Repeat the data below exactly, dropping any pictures it holds.

__DATA BLOCK__:

-------

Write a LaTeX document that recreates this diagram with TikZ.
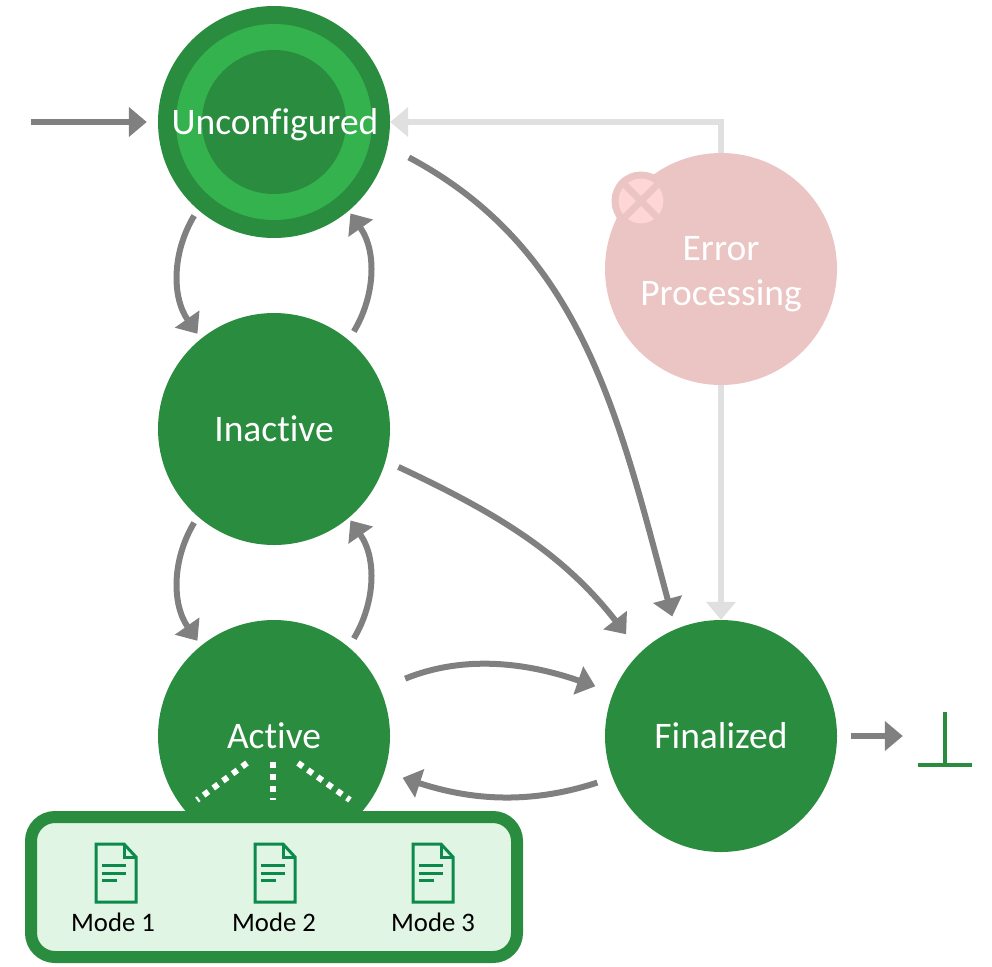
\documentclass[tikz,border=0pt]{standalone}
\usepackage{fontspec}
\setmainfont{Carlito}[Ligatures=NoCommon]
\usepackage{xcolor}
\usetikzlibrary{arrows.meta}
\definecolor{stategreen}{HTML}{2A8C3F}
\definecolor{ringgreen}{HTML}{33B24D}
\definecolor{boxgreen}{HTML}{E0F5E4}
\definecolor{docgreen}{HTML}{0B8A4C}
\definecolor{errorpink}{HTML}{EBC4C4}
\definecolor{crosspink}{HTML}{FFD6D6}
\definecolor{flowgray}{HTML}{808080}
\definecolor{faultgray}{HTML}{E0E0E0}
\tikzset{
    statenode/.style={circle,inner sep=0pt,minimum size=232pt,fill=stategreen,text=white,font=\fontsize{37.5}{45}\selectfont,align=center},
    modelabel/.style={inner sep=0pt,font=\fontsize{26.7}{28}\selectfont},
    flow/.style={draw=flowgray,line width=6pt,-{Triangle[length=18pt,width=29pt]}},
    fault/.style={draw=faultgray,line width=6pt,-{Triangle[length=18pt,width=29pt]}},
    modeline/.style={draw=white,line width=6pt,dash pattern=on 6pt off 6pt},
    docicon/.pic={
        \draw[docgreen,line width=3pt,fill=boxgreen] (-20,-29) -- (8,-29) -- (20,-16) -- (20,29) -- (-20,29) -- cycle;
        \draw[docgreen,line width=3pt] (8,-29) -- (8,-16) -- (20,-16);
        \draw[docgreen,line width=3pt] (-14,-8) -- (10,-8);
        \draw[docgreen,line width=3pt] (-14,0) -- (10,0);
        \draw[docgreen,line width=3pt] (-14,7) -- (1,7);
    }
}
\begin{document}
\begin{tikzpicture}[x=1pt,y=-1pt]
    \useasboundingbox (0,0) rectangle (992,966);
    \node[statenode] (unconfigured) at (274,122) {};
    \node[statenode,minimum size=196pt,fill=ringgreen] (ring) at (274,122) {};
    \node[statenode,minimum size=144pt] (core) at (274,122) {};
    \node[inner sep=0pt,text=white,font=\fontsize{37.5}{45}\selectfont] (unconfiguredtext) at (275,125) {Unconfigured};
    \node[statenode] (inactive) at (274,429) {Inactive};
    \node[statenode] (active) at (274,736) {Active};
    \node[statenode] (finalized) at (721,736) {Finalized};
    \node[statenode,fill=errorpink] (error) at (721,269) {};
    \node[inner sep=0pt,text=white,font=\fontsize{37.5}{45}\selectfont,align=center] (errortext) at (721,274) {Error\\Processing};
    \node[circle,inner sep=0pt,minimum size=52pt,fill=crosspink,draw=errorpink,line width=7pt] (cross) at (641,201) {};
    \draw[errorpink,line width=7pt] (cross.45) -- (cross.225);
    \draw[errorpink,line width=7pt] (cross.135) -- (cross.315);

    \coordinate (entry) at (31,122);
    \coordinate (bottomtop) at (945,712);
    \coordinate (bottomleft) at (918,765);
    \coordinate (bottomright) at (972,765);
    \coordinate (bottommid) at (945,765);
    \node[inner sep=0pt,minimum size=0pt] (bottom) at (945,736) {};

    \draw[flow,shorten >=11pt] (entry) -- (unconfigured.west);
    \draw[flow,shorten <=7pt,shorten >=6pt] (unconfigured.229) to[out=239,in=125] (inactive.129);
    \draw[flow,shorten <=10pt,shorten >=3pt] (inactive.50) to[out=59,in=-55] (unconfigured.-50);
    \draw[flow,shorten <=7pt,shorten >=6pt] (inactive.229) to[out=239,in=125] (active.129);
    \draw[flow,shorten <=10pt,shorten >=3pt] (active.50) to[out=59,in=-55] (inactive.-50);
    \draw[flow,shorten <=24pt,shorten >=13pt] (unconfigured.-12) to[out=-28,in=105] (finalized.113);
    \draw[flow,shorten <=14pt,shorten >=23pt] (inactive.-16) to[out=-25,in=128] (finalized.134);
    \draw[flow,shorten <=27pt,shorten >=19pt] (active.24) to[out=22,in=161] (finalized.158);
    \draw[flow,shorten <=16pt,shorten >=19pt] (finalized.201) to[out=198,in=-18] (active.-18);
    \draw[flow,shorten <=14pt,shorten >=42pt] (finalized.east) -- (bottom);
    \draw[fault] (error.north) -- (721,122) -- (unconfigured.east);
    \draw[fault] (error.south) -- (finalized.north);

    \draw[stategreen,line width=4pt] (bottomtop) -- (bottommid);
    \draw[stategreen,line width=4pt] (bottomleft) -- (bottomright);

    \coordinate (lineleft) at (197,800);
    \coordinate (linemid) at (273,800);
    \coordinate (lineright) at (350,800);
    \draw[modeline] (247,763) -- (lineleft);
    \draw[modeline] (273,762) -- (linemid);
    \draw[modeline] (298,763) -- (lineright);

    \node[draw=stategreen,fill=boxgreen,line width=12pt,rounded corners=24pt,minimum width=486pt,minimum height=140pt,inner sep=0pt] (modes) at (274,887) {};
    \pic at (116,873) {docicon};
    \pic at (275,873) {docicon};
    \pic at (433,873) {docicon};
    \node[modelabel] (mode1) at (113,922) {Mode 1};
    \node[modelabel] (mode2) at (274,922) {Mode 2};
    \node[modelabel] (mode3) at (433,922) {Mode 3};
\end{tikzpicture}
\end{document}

-------

__RESULT OF THE EXERCISE__:
Write a LaTeX document that recreates this diagram with TikZ.
\documentclass[tikz,border=0pt]{standalone}
\usepackage{fontspec}
\setmainfont{Carlito}[Ligatures=NoCommon]
\usepackage{xcolor}
\usetikzlibrary{arrows.meta}
\definecolor{stategreen}{HTML}{2A8C3F}
\definecolor{ringgreen}{HTML}{33B24D}
\definecolor{boxgreen}{HTML}{E0F5E4}
\definecolor{docgreen}{HTML}{0B8A4C}
\definecolor{errorpink}{HTML}{EBC4C4}
\definecolor{crosspink}{HTML}{FFD6D6}
\definecolor{flowgray}{HTML}{808080}
\definecolor{faultgray}{HTML}{E0E0E0}
\tikzset{
    statenode/.style={circle,inner sep=0pt,minimum size=232pt,fill=stategreen,text=white,font=\fontsize{37.5}{45}\selectfont,align=center},
    modelabel/.style={inner sep=0pt,font=\fontsize{26.7}{28}\selectfont},
    flow/.style={draw=flowgray,line width=6pt,-{Triangle[length=18pt,width=29pt]}},
    fault/.style={draw=faultgray,line width=6pt,-{Triangle[length=18pt,width=29pt]}},
    modeline/.style={draw=white,line width=6pt,dash pattern=on 6pt off 6pt},
    docicon/.pic={
        \draw[docgreen,line width=3pt,fill=boxgreen] (-20,-29) -- (8,-29) -- (20,-16) -- (20,29) -- (-20,29) -- cycle;
        \draw[docgreen,line width=3pt] (8,-29) -- (8,-16) -- (20,-16);
        \draw[docgreen,line width=3pt] (-14,-8) -- (10,-8);
        \draw[docgreen,line width=3pt] (-14,0) -- (10,0);
        \draw[docgreen,line width=3pt] (-14,7) -- (1,7);
    }
}
\begin{document}
\begin{tikzpicture}[x=1pt,y=-1pt]
    \useasboundingbox (0,0) rectangle (992,966);
    \node[statenode] (unconfigured) at (274,122) {};
    \node[statenode,minimum size=196pt,fill=ringgreen] (ring) at (274,122) {};
    \node[statenode,minimum size=144pt] (core) at (274,122) {};
    \node[inner sep=0pt,text=white,font=\fontsize{37.5}{45}\selectfont] (unconfiguredtext) at (275,125) {Unconfigured};
    \node[statenode] (inactive) at (274,429) {Inactive};
    \node[statenode] (active) at (274,736) {Active};
    \node[statenode] (finalized) at (721,736) {Finalized};
    \node[statenode,fill=errorpink] (error) at (721,269) {};
    \node[inner sep=0pt,text=white,font=\fontsize{37.5}{45}\selectfont,align=center] (errortext) at (721,274) {Error\\Processing};
    \node[circle,inner sep=0pt,minimum size=52pt,fill=crosspink,draw=errorpink,line width=7pt] (cross) at (641,201) {};
    \draw[errorpink,line width=7pt] (cross.45) -- (cross.225);
    \draw[errorpink,line width=7pt] (cross.135) -- (cross.315);

    \coordinate (entry) at (31,122);
    \coordinate (bottomtop) at (945,712);
    \coordinate (bottomleft) at (918,765);
    \coordinate (bottomright) at (972,765);
    \coordinate (bottommid) at (945,765);
    \node[inner sep=0pt,minimum size=0pt] (bottom) at (945,736) {};

    \draw[flow,shorten >=11pt] (entry) -- (unconfigured.west);
    \draw[flow,shorten <=7pt,shorten >=6pt] (unconfigured.229) to[out=239,in=125] (inactive.129);
    \draw[flow,shorten <=10pt,shorten >=3pt] (inactive.50) to[out=59,in=-55] (unconfigured.-50);
    \draw[flow,shorten <=7pt,shorten >=6pt] (inactive.229) to[out=239,in=125] (active.129);
    \draw[flow,shorten <=10pt,shorten >=3pt] (active.50) to[out=59,in=-55] (inactive.-50);
    \draw[flow,shorten <=24pt,shorten >=13pt] (unconfigured.-12) to[out=-28,in=105] (finalized.113);
    \draw[flow,shorten <=14pt,shorten >=23pt] (inactive.-16) to[out=-25,in=128] (finalized.134);
    \draw[flow,shorten <=27pt,shorten >=19pt] (active.24) to[out=22,in=161] (finalized.158);
    \draw[flow,shorten <=16pt,shorten >=19pt] (finalized.201) to[out=198,in=-18] (active.-18);
    \draw[flow,shorten <=14pt,shorten >=42pt] (finalized.east) -- (bottom);
    \draw[fault] (error.north) -- (721,122) -- (unconfigured.east);
    \draw[fault] (error.south) -- (finalized.north);

    \draw[stategreen,line width=4pt] (bottomtop) -- (bottommid);
    \draw[stategreen,line width=4pt] (bottomleft) -- (bottomright);

    \coordinate (lineleft) at (197,800);
    \coordinate (linemid) at (273,800);
    \coordinate (lineright) at (350,800);
    \draw[modeline] (247,763) -- (lineleft);
    \draw[modeline] (273,762) -- (linemid);
    \draw[modeline] (298,763) -- (lineright);

    \node[draw=stategreen,fill=boxgreen,line width=12pt,rounded corners=24pt,minimum width=486pt,minimum height=140pt,inner sep=0pt] (modes) at (274,887) {};
    \pic at (116,873) {docicon};
    \pic at (275,873) {docicon};
    \pic at (433,873) {docicon};
    \node[modelabel] (mode1) at (113,922) {Mode 1};
    \node[modelabel] (mode2) at (274,922) {Mode 2};
    \node[modelabel] (mode3) at (433,922) {Mode 3};
\end{tikzpicture}
\end{document}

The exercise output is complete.